Some might consider the SGA elections a popularity contest. And with the addition of commercial endorsers to the elections, some candidates are made out to have even more unfair advantages, based on who can get the best endorsers that are willing to spend the most money to publicize the candidate.
Candidates are allotted between $100 and $400 for their campaigning. Outside money will only obscure who is spending what.
As always, connections usually get you to the top. Having connections with companies that can pay for more campaign posters and more exposure gives the candidates with corporate sponsors a leg up in the election.
Additionally, the new rules made it unclear what an outside organization is. The Province is a major housing organization for the University of Louisville, yet they were not allowed to endorse candidates. Housing organizations are constantly placing their names on university-based events. While this is great for helping fundraising or making activities more successful, the endorsement of specific candidates was unnecessary for the elections, and ended up causing more trouble than it was worth.
SGA Supreme Court cases were held to figure out what rules were broken by the outside endorsements.
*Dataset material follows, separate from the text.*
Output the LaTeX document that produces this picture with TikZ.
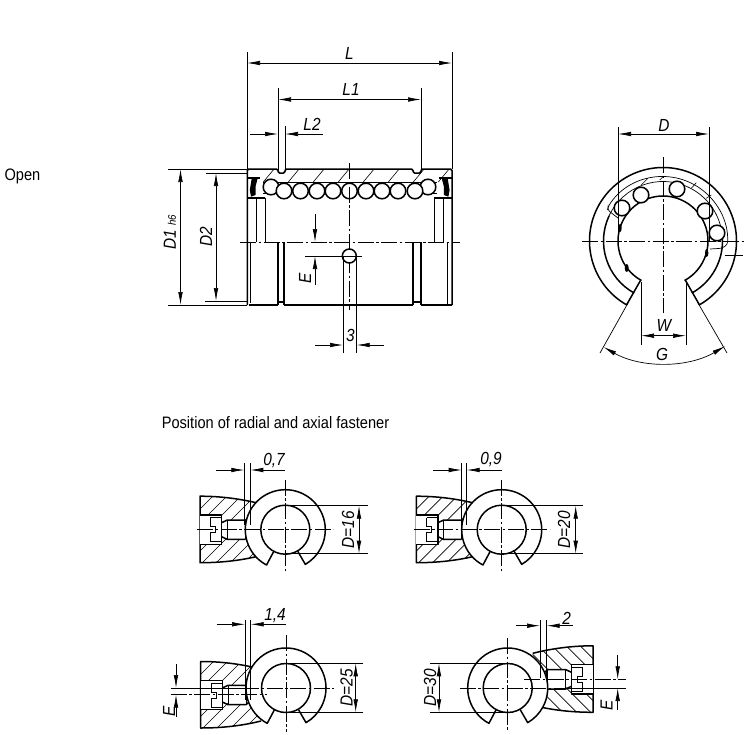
\documentclass[tikz,border=0pt]{standalone}
\usepackage{fontspec}
\setmainfont{Liberation Sans}[FakeStretch=0.88]
\usetikzlibrary{arrows.meta,calc}

\tikzset{
	outline/.style={line width=1.5pt,line join=round},
	thinline/.style={line width=0.7pt},
	hatchline/.style={line width=0.6pt},
	axisline/.style={line width=0.7pt,dash pattern=on 16pt off 2.5pt on 2.5pt off 2.5pt},
	dimin/.style={thinline,-{Latex[length=13pt,width=4.6pt]}},
	dimboth/.style={thinline,{Latex[length=13pt,width=4.6pt]}-{Latex[length=13pt,width=4.6pt]}},
	dimlabel/.style={font=\itshape\fontsize{17.5}{18}\selectfont,inner sep=0pt},
	plainlabel/.style={font=\fontsize{16.6}{18}\selectfont,inner sep=0pt},
}

% the slit ring of the small views, at the origin of its scope
\newcommand{\slitring}{
	\draw[outline,fill=white] (118:25) -- (118:40) arc[start angle=118,end angle=420,radius=40] -- (60:25);
	\draw[outline] (0,0) circle (24.5);
}
% the fastener block, #1 is the offset of the screw axis
\newcommand{\fastblock}[1]{
	\begin{scope}
		\clip (-85.3,#1-33.5) .. controls (-65,#1-33.5) and (-45,#1-31) .. (-25,#1-26) -- (-25,#1+26) .. controls (-45,#1+31) and (-65,#1+33) .. (-85.3,#1+33) -- cycle;
		\foreach \h in {-160,-146,...,-36}
			\draw[hatchline] (\h,#1+40) -- ++(80,-80);
	\end{scope}
	\draw[outline] (-25,#1-26) .. controls (-45,#1-31) and (-65,#1-33.5) .. (-85.3,#1-33.5) -- (-85.3,#1+33) .. controls (-65,#1+33) and (-45,#1+31) .. (-25,#1+26);
	\fill[white] (-85.3,#1-14.7) rectangle (-63.7,#1+14.7);
	\fill[white] (-63.7,#1-8) rectangle (-36,#1+8);
	\fill[white] (-58,#1-9.7) rectangle (-40,#1+9.7);
	\draw[outline] (-85.3,#1-14.7) -- (-63.7,#1-14.7) -- (-63.7,#1+14.7) -- (-85.3,#1+14.7);
	\draw[thinline] (-75,#1-12) -- (-63.7,#1-12) (-75,#1+12) -- (-63.7,#1+12);
	\draw[thinline] (-75,#1-12) -- (-75,#1-3) -- (-70,#1-3) -- (-70,#1+3) -- (-75,#1+3) -- (-75,#1+12);
	\draw[outline] (-63.7,#1-7) -- (-58,#1-9.7) -- (-40,#1-9.7) (-63.7,#1+7) -- (-58,#1+9.7) -- (-40,#1+9.7);
	\draw[thinline] (-58,#1-9.7) -- (-58,#1+9.7) (-40,#1-9.7) -- (-40,#1+9.7);
	\draw[outline] (-40,#1-9.7) -- (-36,#1-6) -- (-36,#1+6) -- (-40,#1+9.7);
	\fill[white] (0,0) circle (40);
}
% seal and cap at the left end of the bush
\newcommand{\bushend}{
	\draw[outline] (247.3,178) -- (260,178);
	\draw[outline] (247.3,198) -- (265,198);
	\fill[black] (251.7,178.5) -- (258,177) -- (255.5,186.7) -- (255.5,195) -- (251,196.7) -- (249.8,190) -- cycle;
	\draw[thinline,line width=1pt] (256,198) -- (256,242) (265,198) -- (265,242);
}

\begin{document}
\begin{tikzpicture}[x=1pt,y=1pt,yscale=-1]
	\useasboundingbox (0,0) rectangle (750,734);
	\node[plainlabel] (open) at (22.5,176) {Open};
	\node[plainlabel] (position) at (275.5,422.5) {Position of radial and axial fastener};
%
	% bush, side view
	\fill[white] (247,169) rectangle (452,305);
	\draw[outline,rounded corners=1.5pt] (247.3,305) -- (247.3,169) -- (278,169) -- (278,173) -- (285,173) -- (285,169) -- (413,169) -- (413,173) -- (421,173) -- (421,169) -- (452,169) -- (452,305);
	\draw[outline] (263,182.3) -- (437,182.3);
	\foreach \i in {0,...,7}
		\draw[hatchline] ({263.3+25*\i},182) -- ++(10,-12);
	\bushend
	\begin{scope}[xshift=699.4pt,xscale=-1]
		\bushend
	\end{scope}
	\draw[outline] (263,193.3) -- (280,193.3) (419,193.3) -- (437,193.3);
	\foreach \x in {271,428}
		\draw[outline,fill=white] (\x,187) circle (7.8);
	\foreach \x in {284,300.5,317,333,349.5,366,382,398,415}
		\draw[outline,fill=white] (\x,191) circle (7.8);
	\draw[outline] (250.7,242) -- (250.7,303) (278,242) -- (278,305) (284,242) -- (284,305) (413,242) -- (413,305) (421,242) -- (421,305) (447.7,242) -- (447.7,305);
	\draw[outline] (249,305) -- (278,305) (284,305) -- (413,305) (421,305) -- (452,305);
	\draw[outline] (278,302) -- (284,302) (413,302) -- (421,302);
	\draw[axisline] (240,242) -- (460,242);
	\draw[axisline] (349.3,163) -- (349.3,310);
	\draw[outline,fill=white] (349.3,256) circle (7);
	\draw[thinline] (305,256) -- (362,256);
%
	% dimensions of the side view
	\draw[thinline] (247,52) -- (247,169) (452,52) -- (452,169);
	\draw[dimboth] (247,63) -- (452,63);
	\draw[thinline] (278,88) -- (278,170) (421,88) -- (421,170);
	\draw[dimboth] (278,99.5) -- (421,99.5);
	\draw[thinline] (285,126) -- (285,171);
	\draw[dimin] (250,134) -- (278,134);
	\draw[dimin] (323,134) -- (285,134);
	\draw[thinline] (168,169) -- (247,169) (168,305) -- (247,305);
	\draw[dimboth] (180.5,169) -- (180.5,305);
	\draw[thinline] (206,173) -- (247,173) (205,301) -- (247,301);
	\draw[dimboth] (216,173) -- (216,301);
	\draw[dimin] (315,214) -- (315,242);
	\draw[dimin] (315,285) -- (315,256);
	\draw[thinline] (343,256) -- (343,353) (356.7,256) -- (356.7,353);
	\draw[dimin] (315,345) -- (343,345);
	\draw[dimin] (384,345) -- (356.7,345);
	\node[dimlabel] (labL) at (349.5,53) {L};
	\node[dimlabel] (labLone) at (351,89.5) {L1};
	\node[dimlabel] (labLtwo) at (312,124) {L2};
	\node[dimlabel,rotate=90] (labDone) at (170,232) {D1 {\fontsize{11}{11}\selectfont h6}};
	\node[dimlabel,rotate=90] (labDtwo) at (206,237) {D2};
	\node[dimlabel,rotate=90] (labE) at (305,278) {E};
	\node[dimlabel] (labthree) at (350.5,335) {3};
%
	% bush, end view
	\begin{scope}[shift={(663,241)}]
		\draw[outline] (119.7:45.5) -- (119.7:73.5) arc[start angle=119.7,end angle=420.3,radius=73.5] -- (60.3:45.5);
		\draw[outline] (119:59.5) arc[start angle=119,end angle=205,radius=59.5];
		\draw[outline] (61:59.5) arc[start angle=61,end angle=-5,radius=59.5];
		\draw[thinline] (205:59.5) arc[start angle=205,end angle=355,radius=59.5];
		\draw[outline] (118.5:45) arc[start angle=118.5,end angle=421.5,radius=45];
		% cage of the balls
		\draw[thinline,rounded corners=3pt] (-45,-23) -- (-55.5,-31) -- (-55,-34) arc[start angle=212,end angle=363,radius=64.7] -- (59,7.3) -- (47,8);
		\draw[hatchline] (-21.7,-56) -- (-15,-62.7) (-3.3,-61) -- (0,-64.3) (28.3,-52.7) -- (33.3,-58.3) (43.3,-42.7) -- (48.3,-46);
		\foreach \a/\b in {-41/-33,-22/-46,14/-52,42/-30,54/-8}
			\draw[outline,fill=white] (\a,\b) circle (7.8);
		\fill[black] (-43,-13) ellipse (1.7 and 4);
		\fill[black] (43.7,12) ellipse (1.7 and 4);
		\fill[black] (-36.3,27) ellipse (2 and 4);
	\end{scope}
	\draw[axisline] (582,241) -- (745,241);
	\draw[axisline] (663,157) -- (663,313);
	\draw[thinline] (725,255) -- (743,255);
	\draw[thinline] (618,127) -- (618,241) (709,127) -- (709,241);
	\draw[dimboth] (618,134) -- (709,134);
	\draw[thinline] (641,282) -- (641,345) (686,282) -- (686,345);
	\draw[dimboth] (641,335.7) -- (686,335.7);
	\draw[thinline] (628,303) -- (600,353) (698,303) -- (727,353);
	\draw[dimboth] (603.5,347) arc[start angle=119.5,end angle=59.7,radius=122];
	\node[dimlabel] (labD) at (664,125) {D};
	\node[dimlabel] (labW) at (664,325.5) {W};
	\node[dimlabel] (labG) at (662,354) {G};
%
	% fasteners, first row
	\begin{scope}[shift={(285.3,529.7)}]
		\fastblock{0}
		\slitring
		\draw[axisline] (-88,0) -- (48,0);
		\draw[axisline] (0,-50) -- (0,43);
	\end{scope}
	\draw[thinline] (244.3,463) -- (244.3,525) (250.3,463) -- (250.3,525);
	\draw[dimin] (216,470) -- (244.3,470);
	\draw[dimin] (285,470) -- (250.3,470);
	\draw[thinline] (285.3,505.7) -- (368,505.7) (285.3,553.7) -- (368,553.7);
	\draw[dimboth] (359,505.7) -- (359,553.7);
	\node[dimlabel] (labAgap) at (274,460.5) {0,7};
	\node[dimlabel,rotate=90] (labAd) at (348,530) {D=16};
%
	\begin{scope}[shift={(501.7,529.7)}]
		\fastblock{0}
		\slitring
		\draw[axisline] (-88,0) -- (48,0);
		\draw[axisline] (0,-50) -- (0,43);
	\end{scope}
	\draw[thinline] (461.7,463) -- (461.7,525) (466.7,463) -- (466.7,525);
	\draw[dimin] (433,470) -- (461.7,470);
	\draw[dimin] (501.7,470) -- (466.7,470);
	\draw[thinline] (501.7,505.7) -- (583,505.7) (501.7,553.7) -- (583,553.7);
	\draw[dimboth] (575.7,505.7) -- (575.7,553.7);
	\node[dimlabel] (labBgap) at (491,459.5) {0,9};
	\node[dimlabel,rotate=90] (labBd) at (564,530) {D=20};
%
	% fasteners, second row
	\begin{scope}[shift={(286,688)}]
		\fastblock{7}
		\slitring
		\draw[axisline] (-43,0) -- (48,0);
		\draw[axisline] (0,-53) -- (0,44);
	\end{scope}
	\draw[thinline] (170.7,688) -- (243,688);
	\draw[axisline] (170.7,694.7) -- (266.7,694.7);
	\draw[dimin] (176,664) -- (176,688);
	\draw[dimin] (176,717) -- (176,694.7);
	\draw[thinline] (245,620) -- (245,700) (250.7,620) -- (250.7,700);
	\draw[dimin] (216.7,624.3) -- (245,624.3);
	\draw[dimin] (286,624.3) -- (250.7,624.3);
	\draw[thinline] (286,663.3) -- (362.7,663.3) (286,712.3) -- (362.7,712.3);
	\draw[dimboth] (355.7,663.3) -- (355.7,712.3);
	\node[dimlabel] (labCgap) at (275,615.5) {1,4};
	\node[dimlabel,rotate=90] (labCd) at (346.7,688) {D=25};
	\node[dimlabel,rotate=90] (labCe) at (169,711.7) {E};
%
	\begin{scope}[shift={(507.7,688)}]
		\begin{scope}[xscale=-1]
			\fastblock{-8.7}
		\end{scope}
		\slitring
		\draw[axisline] (-48,0) -- (50,0);
		\draw[axisline] (0,-50) -- (0,43);
	\end{scope}
	\draw[thinline] (558,688) -- (626,688);
	\draw[axisline] (524,679.3) -- (626,679.3);
	\draw[dimin] (617.7,655) -- (617.7,679.3);
	\draw[dimin] (617.7,710) -- (617.7,688);
	\draw[thinline] (540,620) -- (540,678) (546.7,620) -- (546.7,678);
	\draw[dimin] (516,625.7) -- (540,625.7);
	\draw[dimin] (573,625.7) -- (546.7,625.7);
	\draw[thinline] (430,663.3) -- (507.7,663.3) (430,712.3) -- (507.7,712.3);
	\draw[dimboth] (439,663.3) -- (439,712.3);
	\node[dimlabel] (labDgap) at (566.7,618) {2};
	\node[dimlabel,rotate=90] (labDd) at (430,688) {D=30};
	\node[dimlabel,rotate=90] (labDe) at (606.7,705) {E};
\end{tikzpicture}
\end{document}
These court proceedings lasted over five hours. Hopefully, the kinks will be worked out before next year’s elections. SGA candidates should have clear regulations as to the corporations that are allowed to endorse them. If candidates can partner with companies that can pay for more campaign material, there is more focus on who has more signs and less on who would make the best voice for U of L students.
Getting rid of corporate sponsorship will solve this problem.